Read Alex’s Blog Here.
All I can do is stand in awe at the magnitude of God’s plan for our life. Just in the past two months, God has taken our safe, complacent, and comfortable life and thrown it into an incredible adventure. Our life was very predictable and required little reliance on God to see where it would end up… Retiring after 30 years of teaching at the ripe, “old” age of 52 seemed very nice and simple, comfortable and easy. Yet with one thought placed on my discerning husband’s heart from God,
“How are you trusting me? You have it all planned out- what if this isn’t all I want for you?”

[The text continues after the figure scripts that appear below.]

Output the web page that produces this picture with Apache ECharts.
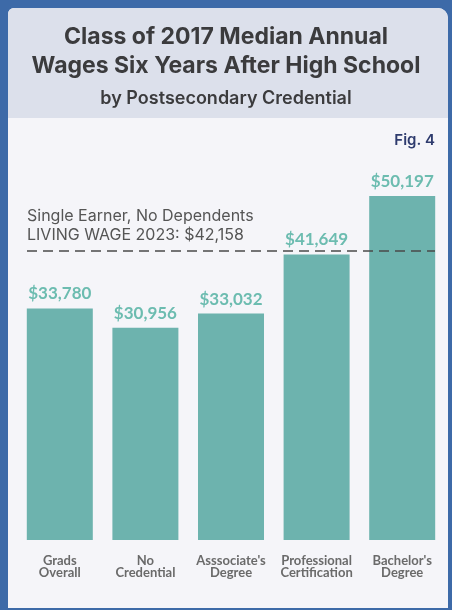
<!DOCTYPE html>
<html>
<head>
<meta charset="utf-8">
<script src="https://cdn.jsdelivr.net/npm/echarts@6/dist/echarts.min.js"></script>
<style>
  html, body { margin: 0; padding: 0; background: #3d6aa8; }
  #chart { width: 452px; height: 610px; }
</style>
</head>
<body>
<div id="chart"></div>
<script>
const categories = ['Grads\nOverall', 'No\nCredential', "Asssociate's\nDegree", 'Professional\nCertification', "Bachelor's\nDegree"];
const wages = [33780, 30956, 33032, 41649, 50197];
const livingWage = 42158;
const livingWageText = ['Single Earner, No Dependents', 'LIVING WAGE 2023: $42,158'];

const fmt = v => '$' + v.toLocaleString('en-US');
const FONT = 'Lato, sans-serif';
const HEAD = 'Inter, sans-serif';

var myChart = echarts.init(document.getElementById('chart'));
var option = {
  backgroundColor: '#3d6aa8',
  animation: false,
  graphic: [
    // card body
    { type: 'rect', left: 8, top: 8, z: -10,
      shape: { width: 440, height: 600, r: [6, 10, 0, 0] },
      style: { fill: '#f5f5f9' } },
    // header band
    { type: 'rect', left: 8, top: 8, z: -9,
      shape: { width: 440, height: 110, r: [6, 10, 0, 0] },
      style: { fill: '#dce0eb' } },
    { type: 'text', left: 'center', top: 23,
      style: { text: 'Class of 2017 Median Annual\nWages Six Years After High School', textAlign: 'center',
        fill: '#3b3b3d', font: 'bold 23px ' + HEAD, lineHeight: 29 } },
    { type: 'text', left: 'center', top: 90,
      style: { text: 'by Postsecondary Credential', textAlign: 'center',
        fill: '#3b3b3d', font: '600 18px ' + HEAD } },
    { type: 'text', right: 17, top: 133,
      style: { text: 'Fig. 4', fill: '#2e3b6e', font: '600 15px ' + HEAD } }
  ],
  grid: { left: 17, right: 7, top: 163, bottom: 70 },
  xAxis: {
    type: 'category',
    data: categories,
    axisLine: { show: false },
    axisTick: { show: false },
    axisLabel: { color: '#6a6a6a', fontSize: 13, fontWeight: 'bold', fontFamily: FONT,
      lineHeight: 12, margin: 15, interval: 0 }
  },
  yAxis: {
    type: 'value', min: 0, max: 55000, show: false,
    splitLine: { show: false }
  },
  series: [{
    type: 'bar',
    data: wages,
    barWidth: 66,
    itemStyle: { color: '#6db3ae' },
    label: {
      show: true, position: 'top', distance: 6,
      formatter: p => fmt(p.value),
      color: '#6cbcb0', fontSize: 17, fontWeight: 'bold', fontFamily: FONT
    },
    markLine: {
      symbol: 'none',
      silent: true,
      lineStyle: { color: '#4a4a4a', type: [10, 6], width: 1.5 },
      label: {
        show: true, position: 'insideStartTop', distance: [0, 6],
        formatter: livingWageText.join('\n'),
        color: '#555', fontSize: 16, lineHeight: 19, fontFamily: HEAD
      },
      data: [[{ x: 27, yAxis: livingWage }, { x: 435, yAxis: livingWage }]]
    }
  }]
};
myChart.setOption(option);
</script>
</body>
</html>
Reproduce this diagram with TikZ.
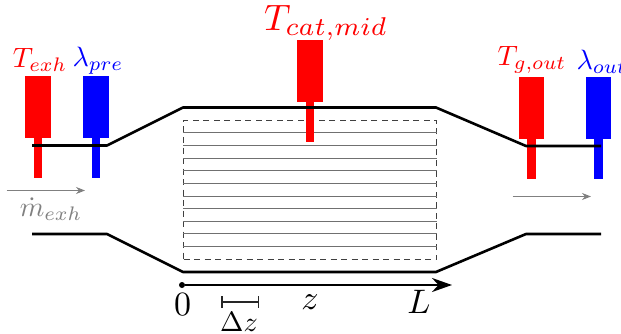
\documentclass[tikz,border=0pt]{standalone}
\usepackage{amsmath}
\usetikzlibrary{arrows.meta, positioning, calc}
\definecolor{flowgray}{HTML}{808080}
\definecolor{slicegray}{HTML}{707070}
\tikzset{
  >={Stealth[length=9pt, width=7pt]},
  %
  pipe/.style={draw=black, line width=2.6pt, line join=round},
  lbl/.style={scale=2.8, inner sep=0pt},
  lblbig/.style={scale=3.4, inner sep=0pt},
  %
  head/.style={rectangle, inner sep=0pt, minimum width=25.5pt, minimum height=62pt},
  stem/.style={rectangle, inner sep=0pt, minimum width=8.5pt, minimum height=40pt, anchor=north, yshift=0.6pt},
  %
  flowarrow/.style={draw=flowgray, line width=1.2pt, ->},
  slice/.style={draw=slicegray, line width=0.9pt},
  cat/.style={rectangle, draw=black!75, line width=1pt, dash pattern=on 6pt off 4.5pt,
              inner sep=0pt, minimum width=253pt, minimum height=139pt},
}
\begin{document}
\begin{tikzpicture}[x=1pt, y=-1pt]
\useasboundingbox (0,0) rectangle (621,334);

% ------------------------------------------------------------------ pipe
\coordinate (tl) at (32,145.5);
\coordinate (tb) at (107,145.5);
\coordinate (tc) at (183,107.5);
\coordinate (td) at (436,107.5);
\coordinate (te) at (526,146);
\coordinate (tr) at (601,146);
\coordinate (bl) at (32,234);
\coordinate (bb) at (107,234);
\coordinate (bc) at (183,272);
\coordinate (bd) at (436,272);
\coordinate (be) at (526,234);
\coordinate (br) at (601,234);

% ------------------------------------------------------------- catalyst
\node[cat] (mono) at (310,190) {};
\foreach \i in {0,...,9} {
  \draw[slice] ($(mono.north west)+(0,12.8+12.63*\i)$) -- ($(mono.north east)+(0,12.8+12.63*\i)$);
}

% -------------------------------------------------------------- sensors
\node[head, fill=red]  (h1) at (38.2,107) {};
\node[stem, fill=red]  (s1) at (h1.south) {};
\node[head, fill=blue] (h2) at (96.2,107) {};
\node[stem, fill=blue] (s2) at (h2.south) {};
\node[head, fill=red]  (h3) at (310,71.5) {};
\node[stem, fill=red]  (s3) at (h3.south) {};
\node[head, fill=red]  (h4) at (531.5,108.3) {};
\node[stem, fill=red]  (s4) at (h4.south) {};
\node[head, fill=blue] (h5) at (598.5,108.3) {};
\node[stem, fill=blue] (s5) at (h5.south) {};

\draw[pipe] (tl) -- (tb) -- (tc) -- (td) -- (te) -- (tr);
\draw[pipe] (bl) -- (bb) -- (bc) -- (bd) -- (be) -- (br);

% --------------------------------------------------------------- labels
\node[lbl, text=red]  (texh) at (40,60) {$T_{exh}$};
\node[lbl, text=blue] (lpre) at (98,60.5) {$\lambda_{pre}$};
\node[lblbig, scale=1.08, text=red]  (tmid) at (326,23) {$T_{cat,mid}$};
\node[lbl, text=red]  (tout) at (532,60) {$T_{g,out}$};
\node[lbl, text=blue, anchor=west] (lout) at (576,61.5) {$\lambda_{out}$};

% ----------------------------------------------------------------- flow
\coordinate (fa) at (6.5,190.5);
\coordinate (fb) at (85,190.5);
\coordinate (fc) at (512.5,196.5);
\coordinate (fd) at (591,196.5);
\draw[flowarrow] (fa) -- (fb);
\draw[flowarrow] (fc) -- (fd);
\node[lbl, text=flowgray] (mexh) at (51,209) {$\dot{m}_{exh}$};

% ----------------------------------------------------------------- axis
\node[circle, fill=black, inner sep=0pt, minimum size=6pt] (orig) at (182,285) {};
\coordinate (axend) at (452,285);
\draw[line width=2.6pt, -{Stealth[length=20pt, width=14pt]}] (orig) -- (axend);
\node[lblbig] (zero) at (182.5,305) {$0$};
\node[lblbig] (zed) at (310,302) {$z$};
\node[lblbig] (ell) at (419,302) {$L$};

\coordinate (da) at (221,302);
\coordinate (db) at (259,302);
\draw[line width=1.5pt, black!85, {Bar[width=12pt]}-{Bar[width=12pt]}] (da) -- (db);
\node[lbl] (dz) at (239,321.5) {$\Delta z$};

\end{tikzpicture}
\end{document}
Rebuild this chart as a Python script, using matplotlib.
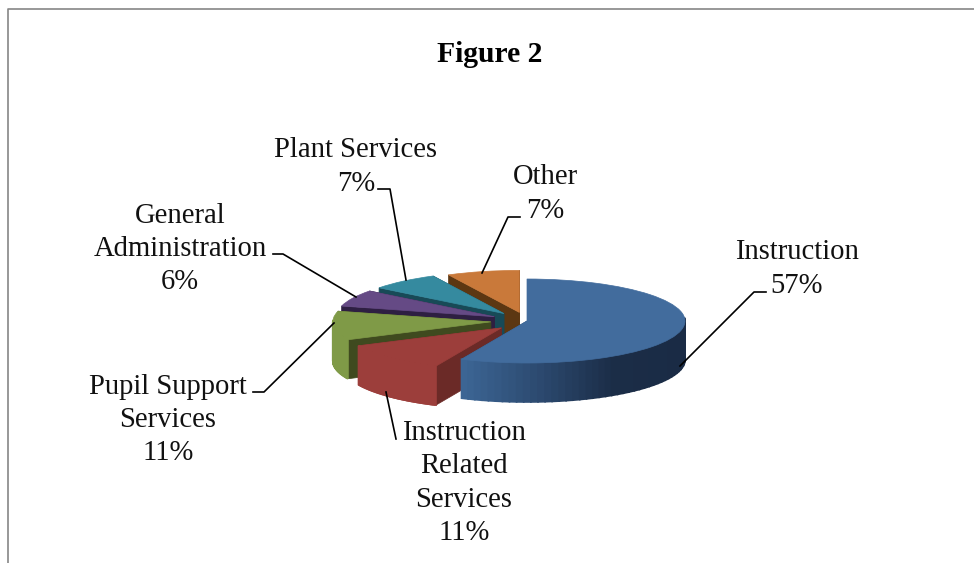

And with that simple thought, we began to pray and seek. And the answers started coming…
“Half your income, trust me. Stay home and raise your children to know and love me. Teach them to trust me by choosing to live a life of faith, yourself.”
Okay, God…What more?
“Do you trust me, completely? Yes. Go to seminary.” What, God? Go to seminary.
But then what? “Trust me.”
How will we get there? “Just trust me.”
What will it look like? (A job? New home? Our finances?) “Rely on me.”
What will we do after graduation? Where will we end up? “Just give it to me, and trust me to handle it.”
SO WE ARE.
And the affirmation keeps coming. The reminders of His infinite wisdom, purpose, provision, faithfulness, goodness to us keeps glaring us in the face.
Are you really willing to trust me in this?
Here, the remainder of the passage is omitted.